• **Your goal**: What is needed is an exact copy of the lines from the line containing "Output the Python" to the line containing "VP_V_R = [5.0, 5.0, 10.0, 10.0]", both lines included, and nothing else.

• **Extracted information**:

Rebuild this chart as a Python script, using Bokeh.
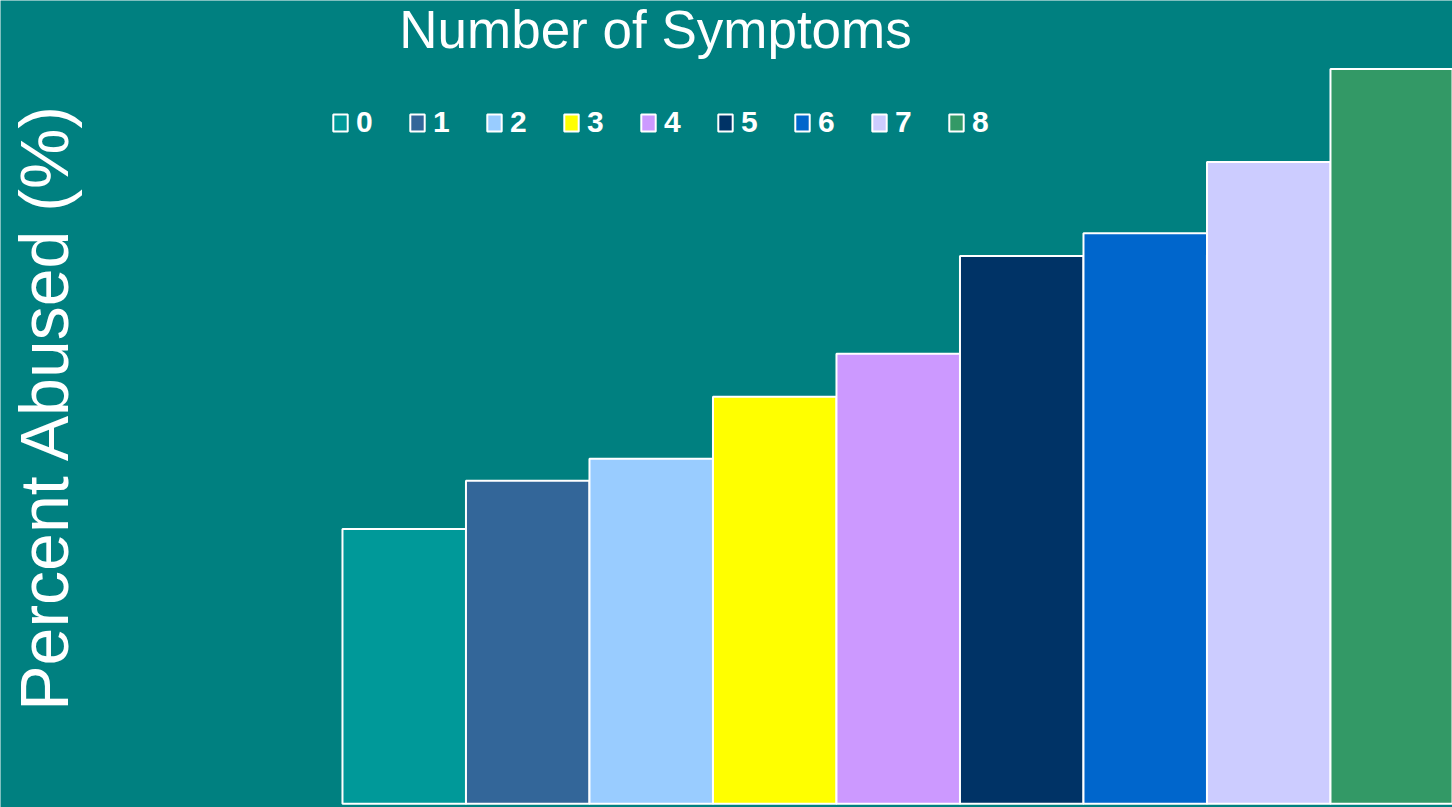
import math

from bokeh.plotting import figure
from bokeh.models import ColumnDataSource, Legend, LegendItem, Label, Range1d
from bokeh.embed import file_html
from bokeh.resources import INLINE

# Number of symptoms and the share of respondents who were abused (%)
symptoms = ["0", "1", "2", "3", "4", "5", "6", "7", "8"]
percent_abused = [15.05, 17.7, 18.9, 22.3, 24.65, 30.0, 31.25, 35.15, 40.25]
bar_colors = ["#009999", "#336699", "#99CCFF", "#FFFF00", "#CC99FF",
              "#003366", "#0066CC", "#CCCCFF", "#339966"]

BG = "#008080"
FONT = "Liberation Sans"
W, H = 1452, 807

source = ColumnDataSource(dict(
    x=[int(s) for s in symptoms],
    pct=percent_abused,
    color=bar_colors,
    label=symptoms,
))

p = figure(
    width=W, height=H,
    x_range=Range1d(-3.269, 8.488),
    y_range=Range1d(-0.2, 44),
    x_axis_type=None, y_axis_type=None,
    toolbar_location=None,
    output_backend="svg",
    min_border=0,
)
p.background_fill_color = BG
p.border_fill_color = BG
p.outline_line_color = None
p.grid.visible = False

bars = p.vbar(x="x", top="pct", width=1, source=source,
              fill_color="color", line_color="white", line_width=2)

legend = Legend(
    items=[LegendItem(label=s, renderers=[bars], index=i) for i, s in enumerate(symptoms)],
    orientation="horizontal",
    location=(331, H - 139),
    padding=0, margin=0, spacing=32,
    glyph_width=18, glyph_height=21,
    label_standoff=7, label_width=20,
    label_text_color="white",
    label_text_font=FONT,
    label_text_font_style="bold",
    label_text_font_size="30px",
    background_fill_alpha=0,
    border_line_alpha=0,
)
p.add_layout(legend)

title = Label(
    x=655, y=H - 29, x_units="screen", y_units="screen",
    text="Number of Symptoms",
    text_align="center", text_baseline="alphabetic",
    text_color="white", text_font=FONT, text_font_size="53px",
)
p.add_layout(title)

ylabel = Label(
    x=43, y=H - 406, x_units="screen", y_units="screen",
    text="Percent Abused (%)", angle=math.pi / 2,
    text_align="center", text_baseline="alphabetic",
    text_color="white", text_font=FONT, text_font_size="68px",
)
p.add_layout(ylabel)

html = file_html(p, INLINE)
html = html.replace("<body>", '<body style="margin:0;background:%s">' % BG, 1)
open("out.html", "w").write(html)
---
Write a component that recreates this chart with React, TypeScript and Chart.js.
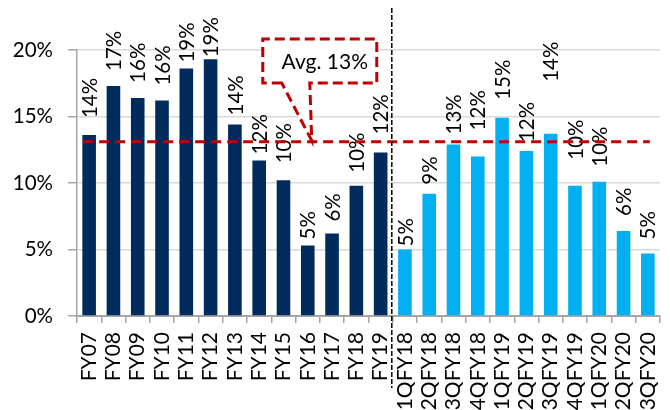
--
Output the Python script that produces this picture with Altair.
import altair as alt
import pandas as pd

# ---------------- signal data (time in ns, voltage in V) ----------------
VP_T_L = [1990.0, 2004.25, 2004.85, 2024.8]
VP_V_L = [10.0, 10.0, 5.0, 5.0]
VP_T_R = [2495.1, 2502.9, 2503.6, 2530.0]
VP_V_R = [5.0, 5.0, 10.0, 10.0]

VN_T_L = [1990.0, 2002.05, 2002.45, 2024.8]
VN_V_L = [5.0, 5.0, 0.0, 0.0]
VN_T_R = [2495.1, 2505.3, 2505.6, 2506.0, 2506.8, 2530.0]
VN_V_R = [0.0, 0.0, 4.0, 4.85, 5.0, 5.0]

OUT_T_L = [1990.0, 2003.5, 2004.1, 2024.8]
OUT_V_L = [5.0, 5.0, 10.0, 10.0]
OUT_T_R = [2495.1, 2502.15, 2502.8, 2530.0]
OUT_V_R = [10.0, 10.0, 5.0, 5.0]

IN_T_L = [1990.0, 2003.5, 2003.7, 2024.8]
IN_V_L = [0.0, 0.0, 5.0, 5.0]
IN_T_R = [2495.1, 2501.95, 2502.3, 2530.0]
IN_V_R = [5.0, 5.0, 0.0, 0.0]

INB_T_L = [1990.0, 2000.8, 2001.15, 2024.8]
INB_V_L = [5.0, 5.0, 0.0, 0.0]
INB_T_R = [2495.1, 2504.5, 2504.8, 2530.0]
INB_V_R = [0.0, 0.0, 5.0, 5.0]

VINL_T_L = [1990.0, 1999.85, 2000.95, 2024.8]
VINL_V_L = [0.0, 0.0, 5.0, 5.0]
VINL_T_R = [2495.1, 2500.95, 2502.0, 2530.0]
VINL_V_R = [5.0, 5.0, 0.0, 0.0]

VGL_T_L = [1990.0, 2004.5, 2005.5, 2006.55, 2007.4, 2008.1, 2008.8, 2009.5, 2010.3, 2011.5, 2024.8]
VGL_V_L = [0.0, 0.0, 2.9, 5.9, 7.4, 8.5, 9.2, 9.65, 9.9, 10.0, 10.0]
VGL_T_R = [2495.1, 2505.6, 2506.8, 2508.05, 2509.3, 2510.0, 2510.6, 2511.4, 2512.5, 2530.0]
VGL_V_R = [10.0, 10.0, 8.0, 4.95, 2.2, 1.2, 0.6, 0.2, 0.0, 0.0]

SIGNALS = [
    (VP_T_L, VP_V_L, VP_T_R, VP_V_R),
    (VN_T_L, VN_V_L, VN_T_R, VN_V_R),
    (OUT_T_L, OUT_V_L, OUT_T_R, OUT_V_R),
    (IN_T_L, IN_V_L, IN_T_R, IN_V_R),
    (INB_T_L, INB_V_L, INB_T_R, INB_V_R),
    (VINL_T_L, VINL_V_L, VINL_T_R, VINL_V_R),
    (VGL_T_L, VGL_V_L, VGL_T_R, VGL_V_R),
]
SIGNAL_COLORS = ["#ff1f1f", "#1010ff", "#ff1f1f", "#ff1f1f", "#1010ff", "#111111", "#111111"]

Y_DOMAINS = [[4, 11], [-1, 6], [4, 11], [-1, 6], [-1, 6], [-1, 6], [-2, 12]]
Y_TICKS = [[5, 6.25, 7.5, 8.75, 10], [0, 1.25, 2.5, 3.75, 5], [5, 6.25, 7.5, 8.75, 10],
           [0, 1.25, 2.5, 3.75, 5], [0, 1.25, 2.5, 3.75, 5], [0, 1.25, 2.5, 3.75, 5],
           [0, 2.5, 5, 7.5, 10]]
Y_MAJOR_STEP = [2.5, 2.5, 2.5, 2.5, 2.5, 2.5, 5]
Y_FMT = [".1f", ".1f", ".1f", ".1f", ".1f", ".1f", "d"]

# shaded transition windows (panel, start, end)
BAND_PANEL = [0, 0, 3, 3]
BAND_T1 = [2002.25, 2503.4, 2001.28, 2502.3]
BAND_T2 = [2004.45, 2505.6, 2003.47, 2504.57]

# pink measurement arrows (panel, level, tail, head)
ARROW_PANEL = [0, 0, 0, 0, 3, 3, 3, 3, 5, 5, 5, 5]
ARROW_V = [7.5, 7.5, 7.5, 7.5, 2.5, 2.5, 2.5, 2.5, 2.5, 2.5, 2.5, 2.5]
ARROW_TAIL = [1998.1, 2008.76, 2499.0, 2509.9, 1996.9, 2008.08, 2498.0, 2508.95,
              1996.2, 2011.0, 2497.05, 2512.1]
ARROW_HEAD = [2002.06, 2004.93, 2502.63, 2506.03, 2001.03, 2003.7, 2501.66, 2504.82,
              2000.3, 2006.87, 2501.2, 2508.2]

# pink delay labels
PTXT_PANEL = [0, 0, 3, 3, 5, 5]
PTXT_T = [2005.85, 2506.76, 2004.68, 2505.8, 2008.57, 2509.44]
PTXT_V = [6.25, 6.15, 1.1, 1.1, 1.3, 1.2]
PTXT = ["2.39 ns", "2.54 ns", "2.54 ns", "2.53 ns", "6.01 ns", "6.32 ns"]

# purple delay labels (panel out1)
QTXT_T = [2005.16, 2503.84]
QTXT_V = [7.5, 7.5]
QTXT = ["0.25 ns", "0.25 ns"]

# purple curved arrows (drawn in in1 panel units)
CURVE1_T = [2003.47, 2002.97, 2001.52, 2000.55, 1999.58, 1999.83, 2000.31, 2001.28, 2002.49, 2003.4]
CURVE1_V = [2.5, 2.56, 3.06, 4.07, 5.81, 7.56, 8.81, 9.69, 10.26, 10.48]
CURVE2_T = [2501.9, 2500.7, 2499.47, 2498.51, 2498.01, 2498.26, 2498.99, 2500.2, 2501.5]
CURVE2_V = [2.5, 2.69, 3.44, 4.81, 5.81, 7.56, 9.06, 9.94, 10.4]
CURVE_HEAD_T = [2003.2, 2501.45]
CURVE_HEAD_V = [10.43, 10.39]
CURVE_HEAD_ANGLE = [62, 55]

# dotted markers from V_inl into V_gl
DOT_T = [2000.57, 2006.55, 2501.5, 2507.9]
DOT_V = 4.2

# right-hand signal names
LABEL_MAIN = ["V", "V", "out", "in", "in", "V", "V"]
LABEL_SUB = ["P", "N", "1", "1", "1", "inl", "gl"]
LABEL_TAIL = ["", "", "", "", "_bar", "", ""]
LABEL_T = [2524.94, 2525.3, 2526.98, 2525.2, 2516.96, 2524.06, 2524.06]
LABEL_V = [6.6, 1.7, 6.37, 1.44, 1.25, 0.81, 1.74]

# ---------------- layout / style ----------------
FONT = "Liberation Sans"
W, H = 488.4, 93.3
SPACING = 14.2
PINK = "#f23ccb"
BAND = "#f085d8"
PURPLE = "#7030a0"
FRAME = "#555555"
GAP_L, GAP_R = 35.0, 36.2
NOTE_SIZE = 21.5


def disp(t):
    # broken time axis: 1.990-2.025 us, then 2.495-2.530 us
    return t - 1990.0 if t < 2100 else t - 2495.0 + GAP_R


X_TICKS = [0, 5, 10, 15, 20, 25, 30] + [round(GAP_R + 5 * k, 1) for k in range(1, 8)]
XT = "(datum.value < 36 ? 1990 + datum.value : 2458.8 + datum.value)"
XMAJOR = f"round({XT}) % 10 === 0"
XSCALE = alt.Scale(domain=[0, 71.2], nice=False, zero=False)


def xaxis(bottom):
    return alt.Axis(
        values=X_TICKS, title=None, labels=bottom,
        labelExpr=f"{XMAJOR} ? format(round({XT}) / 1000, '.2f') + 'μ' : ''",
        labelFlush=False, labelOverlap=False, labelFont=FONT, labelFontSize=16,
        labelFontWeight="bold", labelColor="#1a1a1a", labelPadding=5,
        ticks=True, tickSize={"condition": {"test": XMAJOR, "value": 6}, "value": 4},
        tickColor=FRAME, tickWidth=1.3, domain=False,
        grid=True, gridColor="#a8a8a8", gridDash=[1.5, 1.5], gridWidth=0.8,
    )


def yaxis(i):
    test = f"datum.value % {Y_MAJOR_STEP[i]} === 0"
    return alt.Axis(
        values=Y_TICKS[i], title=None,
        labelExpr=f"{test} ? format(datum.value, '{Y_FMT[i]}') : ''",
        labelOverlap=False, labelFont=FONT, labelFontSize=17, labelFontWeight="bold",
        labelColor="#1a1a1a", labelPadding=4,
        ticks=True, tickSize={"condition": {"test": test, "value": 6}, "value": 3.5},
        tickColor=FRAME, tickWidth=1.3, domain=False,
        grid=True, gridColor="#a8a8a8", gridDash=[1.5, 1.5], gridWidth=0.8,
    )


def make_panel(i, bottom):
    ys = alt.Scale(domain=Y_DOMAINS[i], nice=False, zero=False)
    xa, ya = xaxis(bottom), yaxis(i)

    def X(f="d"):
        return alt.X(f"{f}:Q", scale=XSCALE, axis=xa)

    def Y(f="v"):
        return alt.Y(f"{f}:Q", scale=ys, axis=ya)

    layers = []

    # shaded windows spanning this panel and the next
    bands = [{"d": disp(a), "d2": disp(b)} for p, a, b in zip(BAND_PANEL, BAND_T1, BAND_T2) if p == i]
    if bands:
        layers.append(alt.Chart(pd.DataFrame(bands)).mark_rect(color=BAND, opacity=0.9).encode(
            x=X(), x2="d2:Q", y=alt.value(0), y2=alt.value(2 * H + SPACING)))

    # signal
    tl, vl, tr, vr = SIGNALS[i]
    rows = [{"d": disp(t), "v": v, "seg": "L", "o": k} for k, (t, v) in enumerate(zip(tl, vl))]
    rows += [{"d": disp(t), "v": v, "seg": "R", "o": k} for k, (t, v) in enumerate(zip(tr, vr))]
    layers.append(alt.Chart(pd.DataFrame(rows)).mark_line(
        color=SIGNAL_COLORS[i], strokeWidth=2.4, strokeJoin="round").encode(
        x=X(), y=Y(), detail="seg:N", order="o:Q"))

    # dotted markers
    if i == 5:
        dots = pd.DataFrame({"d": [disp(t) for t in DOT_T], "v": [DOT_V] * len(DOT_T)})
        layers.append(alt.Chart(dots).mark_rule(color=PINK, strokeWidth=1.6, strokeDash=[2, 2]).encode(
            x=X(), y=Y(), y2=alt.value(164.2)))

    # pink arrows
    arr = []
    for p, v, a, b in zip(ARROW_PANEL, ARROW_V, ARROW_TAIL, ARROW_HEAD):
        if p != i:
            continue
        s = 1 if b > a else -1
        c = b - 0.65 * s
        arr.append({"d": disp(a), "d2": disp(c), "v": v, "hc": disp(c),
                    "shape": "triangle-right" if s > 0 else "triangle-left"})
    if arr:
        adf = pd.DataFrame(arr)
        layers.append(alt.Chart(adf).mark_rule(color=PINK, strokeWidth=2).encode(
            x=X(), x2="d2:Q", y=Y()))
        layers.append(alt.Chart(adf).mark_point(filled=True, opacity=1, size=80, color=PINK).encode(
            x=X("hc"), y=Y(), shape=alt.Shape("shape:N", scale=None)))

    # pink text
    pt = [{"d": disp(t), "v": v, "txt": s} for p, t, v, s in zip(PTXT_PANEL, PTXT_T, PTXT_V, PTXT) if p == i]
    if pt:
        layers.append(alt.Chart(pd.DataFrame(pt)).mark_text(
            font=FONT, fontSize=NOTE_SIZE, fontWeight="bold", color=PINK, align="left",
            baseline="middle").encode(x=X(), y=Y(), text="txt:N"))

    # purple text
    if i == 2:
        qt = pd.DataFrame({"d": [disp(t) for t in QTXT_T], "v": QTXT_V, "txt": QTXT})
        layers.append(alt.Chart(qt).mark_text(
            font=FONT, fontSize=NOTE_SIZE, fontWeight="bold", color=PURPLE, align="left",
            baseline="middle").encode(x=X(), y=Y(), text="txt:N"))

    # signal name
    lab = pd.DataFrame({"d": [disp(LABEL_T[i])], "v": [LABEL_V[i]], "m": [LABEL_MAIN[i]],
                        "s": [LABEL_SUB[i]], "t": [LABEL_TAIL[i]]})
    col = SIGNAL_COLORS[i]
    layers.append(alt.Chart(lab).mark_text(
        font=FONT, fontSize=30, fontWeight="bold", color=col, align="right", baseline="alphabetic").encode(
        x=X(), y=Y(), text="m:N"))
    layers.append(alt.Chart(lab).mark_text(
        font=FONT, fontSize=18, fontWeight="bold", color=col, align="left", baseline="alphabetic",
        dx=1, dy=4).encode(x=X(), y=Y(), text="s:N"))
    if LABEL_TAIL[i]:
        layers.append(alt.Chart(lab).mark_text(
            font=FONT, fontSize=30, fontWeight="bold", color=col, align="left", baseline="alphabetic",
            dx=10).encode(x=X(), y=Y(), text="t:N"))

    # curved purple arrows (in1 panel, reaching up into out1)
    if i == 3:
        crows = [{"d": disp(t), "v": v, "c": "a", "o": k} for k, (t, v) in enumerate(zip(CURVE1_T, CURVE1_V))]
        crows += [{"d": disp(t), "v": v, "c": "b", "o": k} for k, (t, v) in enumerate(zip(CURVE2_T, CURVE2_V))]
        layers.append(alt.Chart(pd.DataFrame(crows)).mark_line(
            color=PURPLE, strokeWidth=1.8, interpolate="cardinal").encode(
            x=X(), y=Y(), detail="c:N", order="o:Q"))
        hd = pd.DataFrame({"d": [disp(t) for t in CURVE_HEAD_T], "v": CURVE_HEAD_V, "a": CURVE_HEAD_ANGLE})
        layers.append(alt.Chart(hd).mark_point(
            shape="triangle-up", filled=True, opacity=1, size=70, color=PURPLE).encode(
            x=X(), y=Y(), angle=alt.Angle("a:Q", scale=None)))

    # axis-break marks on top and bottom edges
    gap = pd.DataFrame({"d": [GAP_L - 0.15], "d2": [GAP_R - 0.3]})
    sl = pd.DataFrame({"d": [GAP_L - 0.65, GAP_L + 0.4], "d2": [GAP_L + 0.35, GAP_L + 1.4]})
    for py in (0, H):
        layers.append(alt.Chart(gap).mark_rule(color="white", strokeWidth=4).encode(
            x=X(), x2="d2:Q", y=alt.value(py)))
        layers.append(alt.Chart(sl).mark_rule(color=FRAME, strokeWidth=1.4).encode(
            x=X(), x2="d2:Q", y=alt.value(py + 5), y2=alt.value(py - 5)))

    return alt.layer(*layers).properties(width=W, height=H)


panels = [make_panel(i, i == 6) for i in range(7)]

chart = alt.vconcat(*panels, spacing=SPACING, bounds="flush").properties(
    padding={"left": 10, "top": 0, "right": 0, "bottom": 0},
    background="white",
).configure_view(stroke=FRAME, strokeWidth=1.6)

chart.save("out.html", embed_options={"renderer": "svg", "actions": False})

• **Output of the exercise**:
Output the Python script that produces this picture with Altair.
import altair as alt
import pandas as pd

# ---------------- signal data (time in ns, voltage in V) ----------------
VP_T_L = [1990.0, 2004.25, 2004.85, 2024.8]
VP_V_L = [10.0, 10.0, 5.0, 5.0]
VP_T_R = [2495.1, 2502.9, 2503.6, 2530.0]
VP_V_R = [5.0, 5.0, 10.0, 10.0]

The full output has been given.